Though the journal offers scant evidence of a political ideology or motive for the attack, Hale wrote a political rant in an entry dated one month prior when she complained the United States fails to respect the rights of disabled people, gun owners, and transgender people.
“So now [because] of you, I wish death on myself cause of the pure hatred of my female gender.” Hale later wrote, “With no rights, anyone’s country is a s***** dictatorship.”
Hale also confirmed, in various entries, that she had been considering attacking the Covenant School for some time.
In her final journal entry, which Hale appears to have written the morning of her attack, the killer wrote, “There were several times I could have been caught, especially back in the summer of 2021.”
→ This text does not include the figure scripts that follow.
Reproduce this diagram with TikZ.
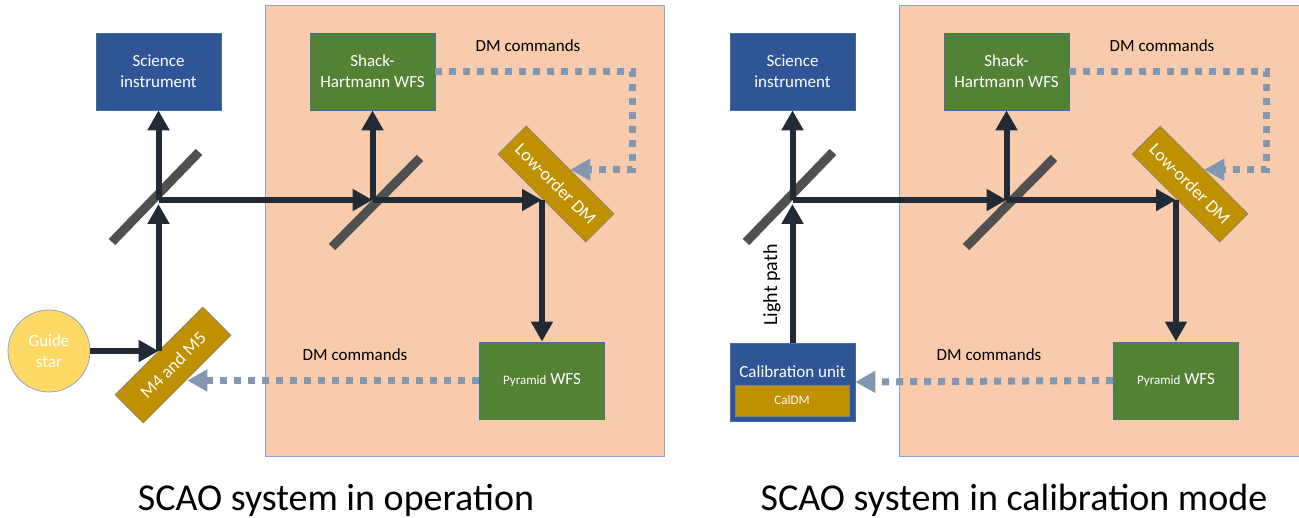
\documentclass[tikz,border=0pt]{standalone}
\usepackage{fontspec}
\setmainfont{Carlito}
\usetikzlibrary{arrows.meta}
\definecolor{peach}{HTML}{F8CBAD}
\definecolor{peachline}{HTML}{8EA2CF}
\definecolor{boxline}{HTML}{41719C}
\definecolor{sciblue}{HTML}{2F5597}
\definecolor{wfsgreen}{HTML}{548235}
\definecolor{dmgold}{HTML}{BF9000}
\definecolor{starfill}{HTML}{FFD966}
\definecolor{beamcol}{HTML}{222A35}
\definecolor{splitcol}{HTML}{505050}
\definecolor{cmdcol}{HTML}{8497B0}
\newcommand{\boxfont}{\fontsize{17}{21}\selectfont}
\newcommand{\smallboxfont}{\fontsize{13}{15}\selectfont}
\tikzset{
  bench/.style={fill=peach, draw=peachline, line width=1pt},
  instbox/.style={fill=sciblue, draw=boxline, line width=0.8pt, text=white, font=\boxfont,
    align=center, inner sep=0pt, minimum width=125pt, minimum height=77pt},
  wfsbox/.style={instbox, fill=wfsgreen},
  mirrorbox/.style={fill=dmgold, draw=gray, line width=0.6pt, text=white, inner sep=0pt,
    font=\fontsize{18}{22}\selectfont, minimum width=124pt, minimum height=40pt},
  starnode/.style={circle, fill=starfill, draw=peachline, line width=0.8pt, text=white,
    font=\boxfont, align=center, minimum size=82pt, inner sep=0pt},
  beam/.style={draw=beamcol, line width=6pt, -{Triangle[length=20pt,width=21pt]}},
  splitter/.style={draw=splitcol, line width=9pt},
  cmd/.style={draw=cmdcol, line width=7pt, dash pattern=on 7pt off 7pt,
    -{Triangle[length=20pt,width=21pt]}},
  cmdtext/.style={font=\boxfont, anchor=base},
  titletext/.style={font=\fontsize{38}{44}\selectfont, anchor=base}
}
\begin{document}
\begin{tikzpicture}[x=1pt, y=-1pt, line join=miter]
\useasboundingbox (0,0) rectangle (1299,518);
% the two benches
\draw[bench] (265,6) rectangle (664,457);
\draw[bench] (899,6) rectangle (1320,457);

% operation only
\node[starnode] (star) at (49,351) {Guide\\star};
\node[mirrorbox, rotate=45] (m45) at (173,365) {M4 and M5};
\coordinate (m45hit) at (158.5,351);

% calibration only
\node[instbox, minimum height=78pt] (cal) at (792.5,382) {};
\node[text=white, font=\boxfont, anchor=base] (caltext) at (792.5,378) {Calibration unit};
\node[mirrorbox, font=\smallboxfont, minimum width=114pt, minimum height=31pt] (caldm) at (792,400.5) {CalDM};
\node[rotate=90, font=\fontsize{20}{24}\selectfont] (lightpath) at (772,285) {Light path};

% common part of both benches
\foreach \p/\dx in {L/0, R/634}{
  \begin{scope}[xshift=\dx pt]
    \draw[splitter] (112,242) -- (199,152);
    \draw[splitter] (332,247) -- (420,158);
    \node[instbox] (\p-sci) at (158.5,71.5) {Science\\instrument};
    \node[wfsbox] (\p-sh) at (372.5,71.5) {Shack-\\Hartmann WFS};
    \node[wfsbox] (\p-pyr) at (542,380.5) {{\smallboxfont Pyramid} WFS};
    \node[mirrorbox, rotate=-45] (\p-lodm) at (556,184) {Low-order DM};
    \node[cmdtext] (\p-cmdtop) at (528,52) {DM commands};
    \node[cmdtext] (\p-cmdlow) at (355,361) {DM commands};
    \coordinate (\p-bs1) at (158.5,200);
    \coordinate (\p-bs2) at (372.5,200);
    \coordinate (\p-fold) at (542,200);
    \draw[beam] (\p-bs1) -- (\p-sci.south);
    \draw[beam] (\p-bs1) -- (\p-bs2);
    \draw[beam] (\p-bs2) -- (\p-sh.south);
    \draw[beam] (\p-bs2) -- (\p-fold);
    \draw[beam] (\p-fold) -- (\p-pyr.north);
    \draw[cmd] (\p-sh.east) -- ++(197,0) |- (\p-lodm.north);
  \end{scope}
}

\draw[beam] (star) -- (m45hit);
\draw[beam, shorten >=4pt] (m45hit) -- (L-bs1);
\draw[cmd] (L-pyr.west) -- (L-pyr.west -| m45.south);
\draw[beam, shorten >=4pt] (cal.north) -- (R-bs1);
\draw[cmd] (R-pyr.west) -- (cal.east);

\node[titletext] (optitle) at (336,510) {SCAO system in operation};
\node[titletext] (caltitle) at (1014,510) {SCAO system in calibration mode};
\end{tikzpicture}
\end{document}
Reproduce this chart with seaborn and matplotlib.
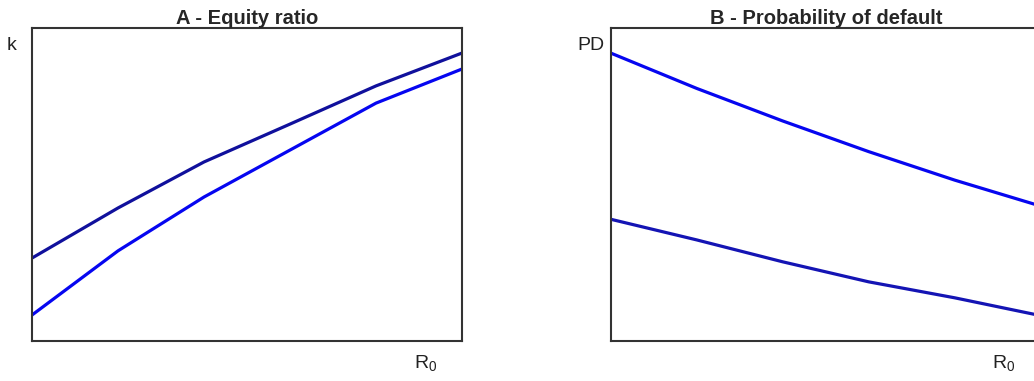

Hale wrote in another entry, “For five years I planned to die,” and other journals found in the killer’s home reportedly suggest she began contemplating an attack as a middle school student. Hale was 28 at the time of her death.
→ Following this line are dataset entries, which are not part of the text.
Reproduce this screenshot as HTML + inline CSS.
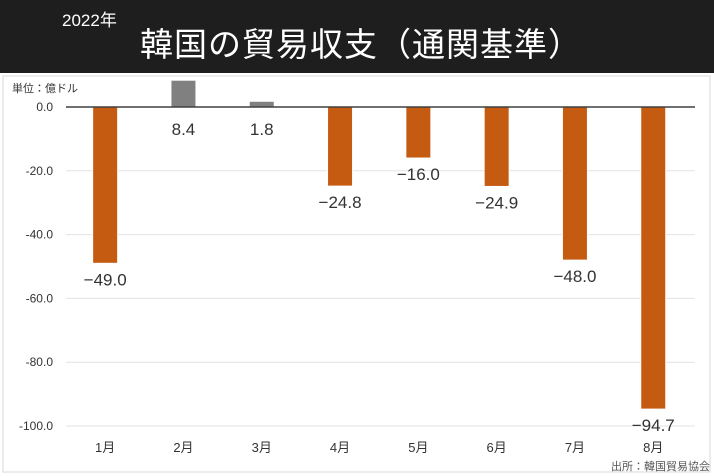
<!DOCTYPE html>
<html><head><meta charset="utf-8"><style>
body{margin:0;width:714px;height:476px;overflow:hidden;background:#fff;font-family:"Liberation Sans","Noto Sans CJK JP",sans-serif}
#hdr{position:absolute;left:0;top:0;width:714px;height:73px;background:#1e1e1e}
#yr{position:absolute;left:62px;top:6px;color:#fff;font-size:17px}
#ttl{position:absolute;left:140px;top:18px;color:#fff;font-size:33px;letter-spacing:1px;white-space:nowrap}
</style></head><body>
<div id="hdr">
<div id="yr">2022年</div>
<div id="ttl">韓国の貿易収支（通関基準）</div>
</div>
<svg id="chart" width="714" height="476" style="position:absolute;left:0;top:0"></svg>
<script>
const categories=["1月","2月","3月","4月","5月","6月","7月","8月"];
const values=[-49.0,8.4,1.8,-24.8,-16.0,-24.9,-48.0,-94.7];
const yTicks=[0,-20,-40,-60,-80,-100];
const tickLabels=["0.0","-20.0","-40.0","-60.0","-80.0","-100.0"];
const NS="http://www.w3.org/2000/svg";
const svg=document.getElementById('chart');
const x0=66,step=78.3,bw=25;
const y=v=>107-v*3.19;
const xc=i=>x0+step*(i+0.5);
function mk(t,a,txt){const e=document.createElementNS(NS,t);for(const k in a)e.setAttribute(k,a[k]);if(txt!==undefined)e.textContent=txt;svg.appendChild(e);return e;}
const panel=mk('rect',{x:3,y:76,width:707,height:396,fill:'none',stroke:'#d8d8d8'});


const unit=mk('text',{x:12,y:92,'font-size':11,fill:'#333'},'単位：億ドル');


yTicks.forEach((t,i)=>{
 if(t!==0){const g=mk('line',{x1:66,x2:695,y1:y(t),y2:y(t),stroke:'#e3e3e3','stroke-width':1});
 
 }
 const l=mk('text',{x:53,y:y(t)+4,'font-size':12,fill:'#333','text-anchor':'end'},tickLabels[i]);
 
 
});
values.forEach((v,i)=>{
 const b=mk('rect',{x:xc(i)-bw/2,y:Math.min(y(v),y(0)),width:bw,height:Math.abs(y(v)-y(0)),fill:v>=0?'#808080':'#c55a11',stroke:'#fff','stroke-width':1});
 
 
 const ly=v>=0?y(0)+28:y(v)+22;
 const t=mk('text',{x:xc(i),y:ly,'font-size':17,fill:'#333','text-anchor':'middle'},(v<0?'−':'')+Math.abs(v).toFixed(1));
 
 
 const c=mk('text',{x:xc(i),y:452,'font-size':13,fill:'#333','text-anchor':'middle'},categories[i]);
 
 
});
const zl=mk('line',{x1:66,x2:695,y1:y(0),y2:y(0),stroke:'#404040','stroke-width':1.5});


const src=mk('text',{x:710,y:470,'font-size':11,fill:'#555','text-anchor':'end'},'出所：韓国貿易協会');


</script>
</body></html>
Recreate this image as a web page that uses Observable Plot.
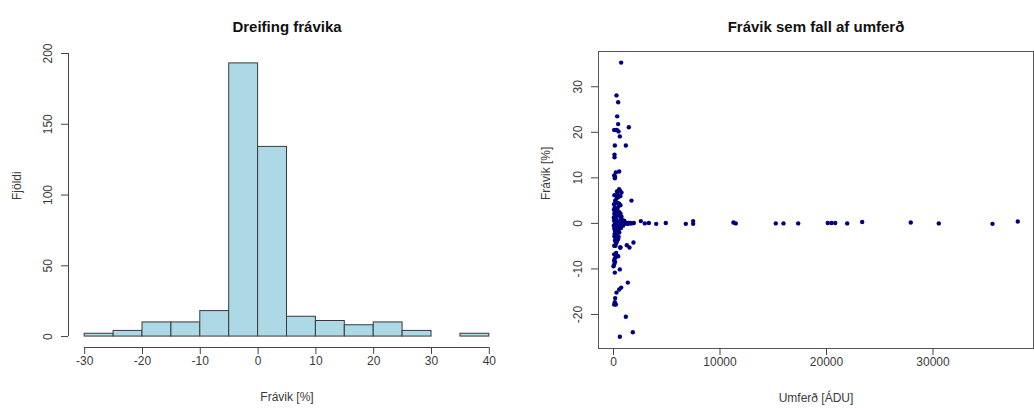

Since it first obtained Hale’s journal and a portion of police documents related to the Covenant case, The Star has published more than 100 articles that analyze the killer’s own words or provide new details about the police investigation, including the existence of an FBI memo which “strongly” advised MNPD against releasing “legacy tokens” from killers like Hale. The term would appear to include her writings.
While the FBI declined to confirm it sent the memo, the federal agency told The Star it does send such materials to local law enforcement.
In his statement, Leahy noted that, despite having the First Amendment right to publish Hale’s journal since The Star legally obtained it in June 2024, practical, financial, and legal considerations have accounted for the three-month delay between the time the journal was legally obtained and its publication:
Until just recently, the lack of legal representation to address a second potential legal issue also prohibited our publication of The Covenant Killer’s 2023 Journal. Though they have not registered their copyright claim with the federal government, the intervening group that purports to own Hale’s writings also purports to hold the copyright to those writings. We consider the ownership claim to be dubious at best and the copyright claim to be without merit. We also believe that the fair use doctrine would prohibit the successful litigation of any copyright infringement claim that might be brought against us for publishing this journal. Nonetheless, we chose not to publish the journal until we had secured proper legal representation in the event a frivolous copyright infringement claim were to be brought against us in federal court. I am pleased to announce today that, in the event a copyright infringement claim is brought against us, we are now represented by the Dhillon Group, the premiere law firm in the country representing conservative groups and organizations.
Leahy is expected to appear in a number of media outlets this week to provide further insights to the public on the Covenant Killer investigation.
The Tennessee Star legally obtained the MNPD crime scene photos contained in this article in June 2024 from a source familiar with the MNPD investigation.